What's a marketer to do? Our challenge is to educate not only ourselves but also those around us.
The fact is... social media success is not just about gaining followers or "Likes." Instead, you need to track how many followers buy your products or subscribe to your services. As management consultant Peter Drucker wrote, "There is only one valid purpose for a business and that is to create a customer... The customer is the foundation of a business and keeps it in existence."
Social media is a channel, not a strategy. Twitter, Facebook, and other platforms should not be used simply because they exist. Rather, their use should be dictated by business sense. Does using the channel solve a problem or provide some other value?
A CRM Channel?
If you're developing a social customer relationship management (CRM) strategy, however, social media might be a channel to pursue.
Despite all the hype and the recklessness of slapping "social" on current business models, many industry pundits nevertheless acknowledge the emergence of a new social customer.
The social customer is redefining how people interact with brands and corporations. The social customer readily shares opinions and experiences (good and bad), and increasingly makes buying decisions based on trusted networks—spanning public and private social networking platforms and peer communities. The social customer is involved, and evolved.
No doubt, the explosion of social CRM has elevated it to the level of business necessity. In fact, Gartner projects that the social CRM market will reach $1 billion in revenues by the close of 2012, up from $625 million in 2010.

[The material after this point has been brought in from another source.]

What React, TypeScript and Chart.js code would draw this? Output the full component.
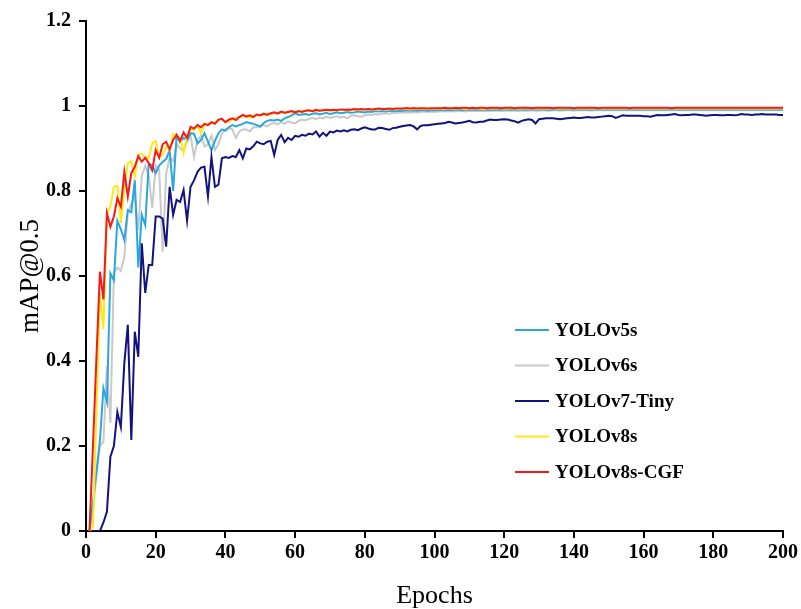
import React, { useEffect, useRef } from "react";
import { Chart, registerables } from "chart.js";

Chart.register(...registerables);

const seriesNames = ["YOLOv5s", "YOLOv6s", "YOLOv7-Tiny", "YOLOv8s", "YOLOv8s-CGF"];
const seriesColors = ["#2AA7DF", "#C9C9C9", "#13137E", "#FFE81A", "#F5191C"];

const epochs = Array.from({ length: 200 }, (_, i) => i + 1);
const xTicks = [0, 20, 40, 60, 80, 100, 120, 140, 160, 180, 200];
const yTicks = [0, 0.2, 0.4, 0.6, 0.8, 1, 1.2];

const yolov5s = [
  0, 0.07, 0.14, 0.214, 0.336, 0.304, 0.606, 0.59, 0.73, 0.71,
  0.685, 0.755, 0.75, 0.826, 0.62, 0.744, 0.72, 0.865, 0.86, 0.842,
  0.86, 0.868, 0.875, 0.896, 0.8, 0.93, 0.915, 0.925, 0.92, 0.936,
  0.935, 0.912, 0.92, 0.936, 0.916, 0.896, 0.918, 0.936, 0.945, 0.942,
  0.95, 0.955, 0.952, 0.955, 0.958, 0.962, 0.96, 0.958, 0.955, 0.951,
  0.96, 0.965, 0.967, 0.966, 0.968, 0.965, 0.971, 0.974, 0.978, 0.983,
  0.979, 0.98, 0.981, 0.979, 0.982, 0.983, 0.98, 0.982, 0.984, 0.981,
  0.983, 0.985, 0.983, 0.984, 0.986, 0.984, 0.985, 0.987, 0.986, 0.985,
  0.987, 0.986, 0.988, 0.987, 0.988, 0.987, 0.989, 0.988, 0.989, 0.988,
  0.989, 0.99, 0.989, 0.99, 0.989, 0.99, 0.99, 0.989, 0.99, 0.99,
  0.99, 0.991, 0.99, 0.991, 0.99, 0.991, 0.991, 0.99, 0.991, 0.991,
  0.991, 0.991, 0.992, 0.991, 0.991, 0.992, 0.991, 0.992, 0.991, 0.992,
  0.992, 0.991, 0.992, 0.992, 0.992, 0.991, 0.992, 0.992, 0.992, 0.992,
  0.992, 0.992, 0.991, 0.992, 0.992, 0.992, 0.992, 0.992, 0.992, 0.992,
  0.992, 0.992, 0.992, 0.992, 0.992, 0.992, 0.992, 0.992, 0.992, 0.992,
  0.992, 0.992, 0.992, 0.992, 0.992, 0.992, 0.992, 0.992, 0.992, 0.992,
  0.992, 0.992, 0.992, 0.992, 0.992, 0.992, 0.992, 0.992, 0.992, 0.992,
  0.992, 0.992, 0.992, 0.992, 0.992, 0.992, 0.992, 0.992, 0.992, 0.992,
  0.992, 0.992, 0.992, 0.992, 0.992, 0.992, 0.992, 0.992, 0.992, 0.992,
  0.992, 0.992, 0.992, 0.992, 0.992, 0.992, 0.992, 0.992, 0.992, 0.992,
];

const yolov6s = [
  0, 0.05, 0.13, 0.2, 0.21, 0.387, 0.254, 0.607, 0.62, 0.612,
  0.645, 0.75, 0.77, 0.79, 0.708, 0.835, 0.86, 0.835, 0.76, 0.86,
  0.85, 0.657, 0.84, 0.88, 0.87, 0.91, 0.9, 0.895, 0.915, 0.93,
  0.88, 0.92, 0.93, 0.905, 0.91, 0.93, 0.896, 0.91, 0.935, 0.945,
  0.948, 0.945, 0.925, 0.94, 0.945, 0.945, 0.94, 0.95, 0.95, 0.955,
  0.955, 0.952, 0.958, 0.96, 0.957, 0.962, 0.958, 0.964, 0.961, 0.959,
  0.965, 0.968, 0.966, 0.97, 0.972, 0.969, 0.973, 0.971, 0.975, 0.972,
  0.974, 0.976, 0.973, 0.975, 0.971, 0.977, 0.978, 0.976, 0.975, 0.978,
  0.98, 0.979, 0.981, 0.98, 0.982, 0.983, 0.982, 0.984, 0.983, 0.985,
  0.984, 0.985, 0.984, 0.986, 0.985, 0.986, 0.987, 0.986, 0.987, 0.986,
  0.987, 0.987, 0.988, 0.987, 0.988, 0.987, 0.988, 0.988, 0.987, 0.988,
  0.988, 0.989, 0.988, 0.988, 0.989, 0.988, 0.989, 0.989, 0.988, 0.989,
  0.989, 0.989, 0.989, 0.988, 0.989, 0.989, 0.989, 0.99, 0.989, 0.989,
  0.99, 0.989, 0.989, 0.99, 0.99, 0.989, 0.99, 0.99, 0.99, 0.989,
  0.99, 0.99, 0.99, 0.99, 0.989, 0.99, 0.99, 0.99, 0.99, 0.99,
  0.99, 0.99, 0.99, 0.99, 0.99, 0.99, 0.99, 0.99, 0.99, 0.99,
  0.99, 0.99, 0.99, 0.99, 0.99, 0.99, 0.99, 0.99, 0.99, 0.99,
  0.99, 0.99, 0.99, 0.99, 0.99, 0.99, 0.99, 0.99, 0.99, 0.99,
  0.99, 0.99, 0.99, 0.99, 0.99, 0.99, 0.99, 0.99, 0.99, 0.99,
  0.99, 0.99, 0.99, 0.99, 0.99, 0.99, 0.99, 0.99, 0.99, 0.99,
];

const yolov7tiny = [
  0, 0, 0, 0, 0.02, 0.045, 0.175, 0.2, 0.28, 0.245,
  0.395, 0.485, 0.214, 0.469, 0.41, 0.677, 0.56, 0.626, 0.626, 0.74,
  0.74, 0.735, 0.669, 0.81, 0.744, 0.779, 0.774, 0.802, 0.73, 0.81,
  0.825, 0.845, 0.855, 0.857, 0.787, 0.88, 0.81, 0.815, 0.877, 0.88,
  0.878, 0.882, 0.88, 0.896, 0.877, 0.9, 0.898, 0.905, 0.916, 0.912,
  0.91, 0.916, 0.918, 0.885, 0.92, 0.932, 0.915, 0.925, 0.92, 0.93,
  0.928, 0.932, 0.93, 0.935, 0.933, 0.94, 0.928, 0.937, 0.93, 0.94,
  0.938, 0.942, 0.94, 0.943, 0.94, 0.944, 0.945, 0.943, 0.947, 0.95,
  0.947, 0.945, 0.945, 0.949, 0.948, 0.946, 0.944, 0.948, 0.949, 0.951,
  0.953, 0.954, 0.955, 0.952, 0.945, 0.953, 0.955, 0.955, 0.956, 0.957,
  0.958, 0.959, 0.96, 0.963, 0.961, 0.959, 0.96, 0.961, 0.963, 0.965,
  0.962, 0.961, 0.963, 0.963, 0.966, 0.968, 0.967, 0.967, 0.968, 0.969,
  0.968, 0.966, 0.964, 0.961, 0.965, 0.967, 0.969, 0.967, 0.959, 0.969,
  0.97, 0.971, 0.971, 0.971, 0.97, 0.969, 0.97, 0.971, 0.972, 0.973,
  0.972, 0.972, 0.973, 0.974, 0.973, 0.973, 0.974, 0.975, 0.976, 0.977,
  0.976, 0.972, 0.975, 0.978, 0.977, 0.977, 0.977, 0.977, 0.977, 0.976,
  0.976, 0.975, 0.977, 0.979, 0.978, 0.978, 0.979, 0.98, 0.981, 0.979,
  0.978, 0.979, 0.979, 0.98, 0.98, 0.979, 0.978, 0.977, 0.978, 0.979,
  0.979, 0.978, 0.978, 0.979, 0.979, 0.978, 0.979, 0.981, 0.98, 0.98,
  0.979, 0.98, 0.98, 0.981, 0.98, 0.98, 0.98, 0.98, 0.979, 0.979,
];

const yolov8s = [
  0, 0.01, 0.28, 0.56, 0.475, 0.745, 0.763, 0.81, 0.812, 0.725,
  0.805, 0.866, 0.87, 0.834, 0.886, 0.887, 0.88, 0.877, 0.912, 0.918,
  0.88, 0.885, 0.905, 0.895, 0.934, 0.93, 0.925, 0.889, 0.93, 0.945,
  0.943, 0.955, 0.936, 0.955, 0.958, 0.96, 0.962, 0.965, 0.97, 0.962,
  0.963, 0.97, 0.972, 0.975, 0.976, 0.978, 0.972, 0.978, 0.977, 0.98,
  0.978, 0.982, 0.98, 0.983, 0.984, 0.985, 0.983, 0.986, 0.985, 0.987,
  0.986, 0.988, 0.987, 0.988, 0.989, 0.988, 0.99, 0.989, 0.99, 0.99,
  0.989, 0.991, 0.99, 0.991, 0.99, 0.991, 0.991, 0.992, 0.991, 0.992,
  0.992, 0.991, 0.992, 0.992, 0.993, 0.992, 0.992, 0.993, 0.992, 0.993,
  0.993, 0.993, 0.992, 0.993, 0.993, 0.994, 0.993, 0.993, 0.994, 0.993,
  0.994, 0.993, 0.994, 0.994, 0.993, 0.994, 0.994, 0.994, 0.993, 0.994,
  0.994, 0.994, 0.994, 0.993, 0.994, 0.994, 0.994, 0.994, 0.994, 0.994,
  0.994, 0.994, 0.994, 0.994, 0.994, 0.994, 0.994, 0.994, 0.994, 0.994,
  0.994, 0.994, 0.994, 0.994, 0.994, 0.994, 0.994, 0.994, 0.994, 0.994,
  0.994, 0.994, 0.994, 0.994, 0.994, 0.994, 0.994, 0.994, 0.994, 0.994,
  0.994, 0.994, 0.994, 0.994, 0.994, 0.994, 0.994, 0.994, 0.994, 0.994,
  0.994, 0.994, 0.994, 0.994, 0.994, 0.994, 0.994, 0.994, 0.994, 0.994,
  0.994, 0.994, 0.994, 0.994, 0.994, 0.994, 0.994, 0.994, 0.994, 0.994,
  0.994, 0.994, 0.994, 0.994, 0.994, 0.994, 0.994, 0.994, 0.994, 0.994,
  0.994, 0.994, 0.994, 0.994, 0.994, 0.994, 0.994, 0.994, 0.994, 0.994,
];

const yolov8sCGF = [
  0, 0.2, 0.41, 0.61, 0.545, 0.748, 0.716, 0.74, 0.783, 0.763,
  0.845, 0.787, 0.842, 0.857, 0.882, 0.869, 0.878, 0.866, 0.849, 0.896,
  0.878, 0.91, 0.916, 0.898, 0.92, 0.932, 0.918, 0.938, 0.925, 0.951,
  0.947, 0.955, 0.95, 0.958, 0.955, 0.962, 0.958, 0.968, 0.97, 0.962,
  0.968, 0.971, 0.967, 0.974, 0.979, 0.975, 0.978, 0.974, 0.98, 0.978,
  0.982, 0.979, 0.983, 0.985, 0.982, 0.987, 0.984, 0.986, 0.988, 0.985,
  0.988, 0.986, 0.989, 0.99, 0.988, 0.991, 0.989, 0.99, 0.991, 0.99,
  0.991, 0.99, 0.992, 0.991, 0.992, 0.991, 0.993, 0.992, 0.993, 0.992,
  0.993, 0.992, 0.993, 0.994, 0.993, 0.993, 0.994, 0.993, 0.994, 0.994,
  0.994, 0.995, 0.994, 0.995, 0.994, 0.995, 0.995, 0.994, 0.995, 0.995,
  0.995, 0.995, 0.996, 0.995, 0.995, 0.996, 0.995, 0.996, 0.996, 0.995,
  0.996, 0.995, 0.996, 0.996, 0.995, 0.996, 0.996, 0.996, 0.995, 0.996,
  0.996, 0.996, 0.995, 0.996, 0.996, 0.996, 0.996, 0.995, 0.996, 0.996,
  0.996, 0.996, 0.996, 0.995, 0.996, 0.996, 0.996, 0.996, 0.996, 0.995,
  0.996, 0.996, 0.996, 0.996, 0.996, 0.996, 0.995, 0.996, 0.996, 0.996,
  0.996, 0.996, 0.996, 0.996, 0.996, 0.995, 0.996, 0.996, 0.996, 0.996,
  0.996, 0.996, 0.996, 0.996, 0.996, 0.996, 0.996, 0.995, 0.996, 0.996,
  0.996, 0.996, 0.996, 0.996, 0.996, 0.996, 0.996, 0.996, 0.996, 0.996,
  0.996, 0.996, 0.996, 0.996, 0.996, 0.996, 0.996, 0.996, 0.996, 0.996,
  0.996, 0.996, 0.996, 0.996, 0.996, 0.996, 0.996, 0.996, 0.996, 0.996,
];

const seriesValues = [yolov5s, yolov6s, yolov7tiny, yolov8s, yolov8sCGF];
const drawOrder = [3, 4, 2, 1, 0];

const SERIF = '"Liberation Serif", "Times New Roman", serif';

const inlineLegend = {
  id: "inlineLegend",
  afterDraw(chart: any) {
    const ctx = chart.ctx;
    ctx.save();
    ctx.font = `bold 19px ${SERIF}`;
    ctx.textBaseline = "middle";
    ctx.textAlign = "left";
    seriesNames.forEach((name, i) => {
      const y = 330 + i * 35.5;
      ctx.strokeStyle = seriesColors[i];
      ctx.lineWidth = 2;
      ctx.beginPath();
      ctx.moveTo(515, y);
      ctx.lineTo(549, y);
      ctx.stroke();
      ctx.fillStyle = "#000";
      ctx.fillText(name, 555, y + 1);
    });
    ctx.restore();
  },
};

export default function App() {
  const ref = useRef<HTMLCanvasElement>(null);
  useEffect(() => {
    document.body.style.margin = "0";
    document.body.style.overflow = "hidden";
    const canvas = ref.current!;
    const chart = new Chart(canvas, {
      type: "line",
      data: {
        datasets: seriesNames.map((name, i) => ({
          label: name,
          data: seriesValues[i].map((v, j) => ({ x: epochs[j], y: v })),
          borderColor: seriesColors[i],
          backgroundColor: seriesColors[i],
          borderWidth: 2,
          pointRadius: 0,
          tension: 0,
          fill: false,
          order: drawOrder[i],
        })),
      },
      options: {
        responsive: false,
        animation: false,
        layout: { padding: { top: 21, right: 16, left: 0, bottom: 0 } },
        plugins: { legend: { display: false }, tooltip: { enabled: false } },
        scales: {
          x: {
            type: "linear",
            min: 0,
            max: 200,
            afterBuildTicks: (s: any) => {
              s.ticks = xTicks.map((v) => ({ value: v }));
            },
            ticks: {
              color: "#000",
              font: { family: SERIF, size: 20, weight: "bold" },
              padding: 3,
              maxRotation: 0,
              autoSkip: false,
            },
            grid: {
              drawOnChartArea: false,
              drawTicks: true,
              tickLength: 7,
              color: "#000",
              lineWidth: 2,
            },
            border: { color: "#000", width: 2 },
            title: {
              display: true,
              text: "Epochs",
              color: "#000",
              font: { family: SERIF, size: 26, lineHeight: 1 },
              padding: { top: 0, bottom: 0 },
            },
            afterFit: (s: any) => {
              s.height = 78;
            },
          },
          y: {
            type: "linear",
            min: 0,
            max: 1.2,
            afterBuildTicks: (s: any) => {
              s.ticks = yTicks.map((v) => ({ value: v }));
            },
            ticks: {
              color: "#000",
              font: { family: SERIF, size: 20, weight: "bold" },
              padding: 8,
              autoSkip: false,
              callback: (v: any) => String(Math.round(Number(v) * 10) / 10),
            },
            grid: {
              drawOnChartArea: false,
              drawTicks: true,
              tickLength: 7,
              color: "#000",
              lineWidth: 2,
            },
            border: { color: "#000", width: 2 },
            title: {
              display: true,
              text: "mAP@0.5",
              color: "#000",
              font: { family: SERIF, size: 27, lineHeight: 1 },
              padding: { top: 17, bottom: 0 },
            },
            afterFit: (s: any) => {
              s.width = 86;
            },
          },
        },
      },
      plugins: [inlineLegend],
    } as any);
    return () => chart.destroy();
  }, []);
  return (
    <div style={{ width: 801, height: 609 }}>
      <canvas ref={ref} width={801} height={609} />
    </div>
  );
}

Businesses can no longer operate in a "business as usual" fashion. Alistair Rennie, general manager for IBM's collaboration solutions unit echoed that sentiment in his Social Business 2012 Predictions, in which he wrote, "Just like the Internet opened up a world of new opportunities, the rise of social business is creating new jobs. With the adoption of these new internal and external social business tools comes the increasing need for staff to manage the new processes and communities, to measure their effectiveness, and to educate and enable the workforce to participate."
The acknowledgment of the customer evolution (from traditional customer to social customer) is paving the road for the emergence and acceptance of social CRM. With social CRM, organizations can listen to conversations in real time to develop a clearer sense of customer preferences, sentiment, and opinions; engage customers on their terms for a more personalized experience; and use a customer's trusted peer network to develop new business opportunities.
Though many organizations are using social media, very few are following any best-practices for social CRM.
Five Steps Toward Social CRM
Here are five ways to move beyond merely using social media to building a successful social CRM practice.
1. Think strategy
Social CRM goes to the heart of how organizations work—how they use social media to solve problems and identify, serve, and retain customers. Social CRM allows organizations to connect with the social customer on the customer's terms, with more relevant and contextual interactions across the customer's preferred channels of communication. The strategy is based on customer engagement and interactions.